Linley Dixon has had a passion for farming since she was a kid. As a child, she would save her neighbor’s scraps and compost them in her backyard.
“I think there’s a farmer’s gene,” she said. “It’s a great lifestyle.”
Dixon started Adobe House Farm eight years ago, and on Thursday, the farm will finally have a permanent location. Their farm will move to a plot in Hermosa after receiving a loan from the Farm Service Agency, a branch of the U.S. Department of Agriculture that awards loans to startup farms.
This is the farm’s second year at the location. They spent the first six years renting different plots of land from around the area. Their name, Adobe House Farm, is derived from the first plot of land they rented on.
The farm, which is run by Dixon, her husband, Peter, and her brother, Reid Smith, has steadily grown every year. They started with 13 customers the first year, grew to 30 the next, and reached more than 100 in their third year. Now, Dixon can’t count how many customers they have, as they sell to community-supported agriculture members and at the Durango Farmers Market.

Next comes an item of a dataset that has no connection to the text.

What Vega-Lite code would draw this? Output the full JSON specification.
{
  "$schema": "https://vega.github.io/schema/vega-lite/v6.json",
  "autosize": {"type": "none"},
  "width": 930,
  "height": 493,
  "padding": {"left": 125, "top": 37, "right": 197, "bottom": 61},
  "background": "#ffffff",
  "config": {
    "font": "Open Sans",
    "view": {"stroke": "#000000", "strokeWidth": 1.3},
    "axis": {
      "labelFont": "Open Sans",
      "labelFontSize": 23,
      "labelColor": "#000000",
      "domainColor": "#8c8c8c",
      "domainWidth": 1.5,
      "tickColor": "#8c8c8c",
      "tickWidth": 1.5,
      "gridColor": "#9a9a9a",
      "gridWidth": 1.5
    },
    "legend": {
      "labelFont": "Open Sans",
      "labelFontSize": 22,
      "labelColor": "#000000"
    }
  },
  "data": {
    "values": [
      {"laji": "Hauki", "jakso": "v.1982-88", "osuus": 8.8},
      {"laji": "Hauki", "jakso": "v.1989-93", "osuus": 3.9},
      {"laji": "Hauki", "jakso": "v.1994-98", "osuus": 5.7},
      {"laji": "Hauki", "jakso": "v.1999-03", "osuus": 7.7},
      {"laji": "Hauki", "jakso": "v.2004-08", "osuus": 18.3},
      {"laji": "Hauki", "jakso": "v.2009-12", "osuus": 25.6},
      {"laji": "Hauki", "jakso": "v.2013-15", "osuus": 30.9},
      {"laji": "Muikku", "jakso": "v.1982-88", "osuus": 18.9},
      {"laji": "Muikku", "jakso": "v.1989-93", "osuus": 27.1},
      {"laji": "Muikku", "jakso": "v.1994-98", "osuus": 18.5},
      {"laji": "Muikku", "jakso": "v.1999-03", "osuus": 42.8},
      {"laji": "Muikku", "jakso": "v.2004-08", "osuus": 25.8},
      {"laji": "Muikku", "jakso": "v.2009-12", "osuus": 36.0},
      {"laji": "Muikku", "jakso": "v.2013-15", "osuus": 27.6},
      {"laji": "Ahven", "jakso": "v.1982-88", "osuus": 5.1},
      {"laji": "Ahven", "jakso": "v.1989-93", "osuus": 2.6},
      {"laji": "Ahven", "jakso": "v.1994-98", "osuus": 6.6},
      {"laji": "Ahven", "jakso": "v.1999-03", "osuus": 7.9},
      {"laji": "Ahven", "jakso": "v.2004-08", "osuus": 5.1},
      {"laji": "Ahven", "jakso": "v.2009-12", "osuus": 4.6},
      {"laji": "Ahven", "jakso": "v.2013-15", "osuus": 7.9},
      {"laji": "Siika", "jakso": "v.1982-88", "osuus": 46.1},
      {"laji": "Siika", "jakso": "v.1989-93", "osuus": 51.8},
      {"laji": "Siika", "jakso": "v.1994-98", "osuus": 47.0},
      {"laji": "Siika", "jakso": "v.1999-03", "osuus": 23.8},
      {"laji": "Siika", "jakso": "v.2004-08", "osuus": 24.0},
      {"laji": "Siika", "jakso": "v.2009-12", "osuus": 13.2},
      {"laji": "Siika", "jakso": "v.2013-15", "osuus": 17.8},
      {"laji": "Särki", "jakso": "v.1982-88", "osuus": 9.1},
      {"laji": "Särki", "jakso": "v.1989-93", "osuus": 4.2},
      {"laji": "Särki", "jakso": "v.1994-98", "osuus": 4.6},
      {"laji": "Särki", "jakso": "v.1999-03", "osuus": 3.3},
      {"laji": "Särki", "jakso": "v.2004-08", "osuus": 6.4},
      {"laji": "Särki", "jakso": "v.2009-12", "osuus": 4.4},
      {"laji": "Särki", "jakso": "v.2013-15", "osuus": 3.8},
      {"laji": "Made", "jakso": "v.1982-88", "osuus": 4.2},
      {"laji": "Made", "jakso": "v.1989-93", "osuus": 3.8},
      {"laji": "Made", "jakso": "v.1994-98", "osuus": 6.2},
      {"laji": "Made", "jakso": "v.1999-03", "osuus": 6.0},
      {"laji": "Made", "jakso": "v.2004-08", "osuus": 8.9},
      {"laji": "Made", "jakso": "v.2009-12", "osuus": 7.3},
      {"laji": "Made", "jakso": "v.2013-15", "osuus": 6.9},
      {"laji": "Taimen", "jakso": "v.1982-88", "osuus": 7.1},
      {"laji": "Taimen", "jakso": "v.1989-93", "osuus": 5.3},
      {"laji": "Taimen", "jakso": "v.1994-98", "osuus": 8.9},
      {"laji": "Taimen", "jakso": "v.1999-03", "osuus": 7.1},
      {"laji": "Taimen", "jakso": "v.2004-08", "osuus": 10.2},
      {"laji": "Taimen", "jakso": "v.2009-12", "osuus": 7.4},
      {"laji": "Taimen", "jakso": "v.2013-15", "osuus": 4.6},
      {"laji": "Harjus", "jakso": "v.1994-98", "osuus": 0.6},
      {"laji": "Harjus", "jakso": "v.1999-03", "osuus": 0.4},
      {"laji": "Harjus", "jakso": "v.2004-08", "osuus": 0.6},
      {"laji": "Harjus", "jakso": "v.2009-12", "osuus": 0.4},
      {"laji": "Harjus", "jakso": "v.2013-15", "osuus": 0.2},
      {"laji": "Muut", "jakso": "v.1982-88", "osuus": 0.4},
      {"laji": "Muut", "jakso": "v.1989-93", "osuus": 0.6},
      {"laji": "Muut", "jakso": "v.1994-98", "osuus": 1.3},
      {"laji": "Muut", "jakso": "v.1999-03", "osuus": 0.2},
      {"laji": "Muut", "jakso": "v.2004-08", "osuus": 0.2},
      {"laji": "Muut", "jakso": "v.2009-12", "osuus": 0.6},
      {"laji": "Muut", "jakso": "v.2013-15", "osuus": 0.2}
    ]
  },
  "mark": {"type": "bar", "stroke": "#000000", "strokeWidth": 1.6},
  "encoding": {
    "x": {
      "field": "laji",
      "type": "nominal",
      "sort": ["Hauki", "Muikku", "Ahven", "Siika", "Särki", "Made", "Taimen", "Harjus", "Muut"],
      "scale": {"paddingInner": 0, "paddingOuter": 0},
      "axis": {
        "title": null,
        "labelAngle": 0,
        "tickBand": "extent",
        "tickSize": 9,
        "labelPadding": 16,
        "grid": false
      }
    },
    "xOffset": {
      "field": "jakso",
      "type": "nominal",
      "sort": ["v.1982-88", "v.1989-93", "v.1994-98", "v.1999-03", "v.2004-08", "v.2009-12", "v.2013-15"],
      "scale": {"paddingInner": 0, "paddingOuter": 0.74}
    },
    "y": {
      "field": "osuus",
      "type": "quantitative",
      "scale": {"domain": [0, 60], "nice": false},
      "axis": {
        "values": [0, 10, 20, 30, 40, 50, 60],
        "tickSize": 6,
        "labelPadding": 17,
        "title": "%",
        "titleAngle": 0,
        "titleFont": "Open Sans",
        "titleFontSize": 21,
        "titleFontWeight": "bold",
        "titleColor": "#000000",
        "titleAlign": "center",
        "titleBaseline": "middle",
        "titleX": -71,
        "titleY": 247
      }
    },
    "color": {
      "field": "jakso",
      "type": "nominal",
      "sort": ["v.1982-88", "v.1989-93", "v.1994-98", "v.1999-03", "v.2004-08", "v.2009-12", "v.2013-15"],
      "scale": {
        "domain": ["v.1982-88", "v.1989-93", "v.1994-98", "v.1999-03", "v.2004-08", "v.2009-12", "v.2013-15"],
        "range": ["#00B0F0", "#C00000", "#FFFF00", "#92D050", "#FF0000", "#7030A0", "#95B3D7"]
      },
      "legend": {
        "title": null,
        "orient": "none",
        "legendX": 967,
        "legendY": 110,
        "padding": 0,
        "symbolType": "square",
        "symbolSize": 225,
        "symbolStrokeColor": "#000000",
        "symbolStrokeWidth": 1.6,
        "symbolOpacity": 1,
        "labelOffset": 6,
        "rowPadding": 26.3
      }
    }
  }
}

“Durango is such a supportive town for what we’re doing,” Dixon said. “Through all these transitions, the community has supported us no matter what model we are trying to use. We feel really lucky.”
The Adobe House Farm specializes in greens and tomatoes. The farm has three greenhouses full of tomatoes, which are beginning to come in. They also sell lettuce mix and charred kale.
Their farm has been hit with heavy smoke during the course of the 416 Fire, but that didn’t stop Dixon from doing her job.
“We were right where all the action was,” Dixon said. “It was during the week that we plant out the entire farm and we were just working through it. It was loud overhead, it was smoky everywhere, it was depressing. But we just had to keep working because we knew our season depended on that week. If you don’t get it in that week, it’s not going to mature in time.”
Dixon said the farm experienced a dramatic decline in sales during the course of the 416 Fire, which she presumed was due to the amount of smoke the area received.
“That feeling of having excess was so stressful,” Dixon said. “We haven’t had that much over the course of our eight years. We’re just really grateful. It gave us some perspective on how grateful we are for this supportive community.”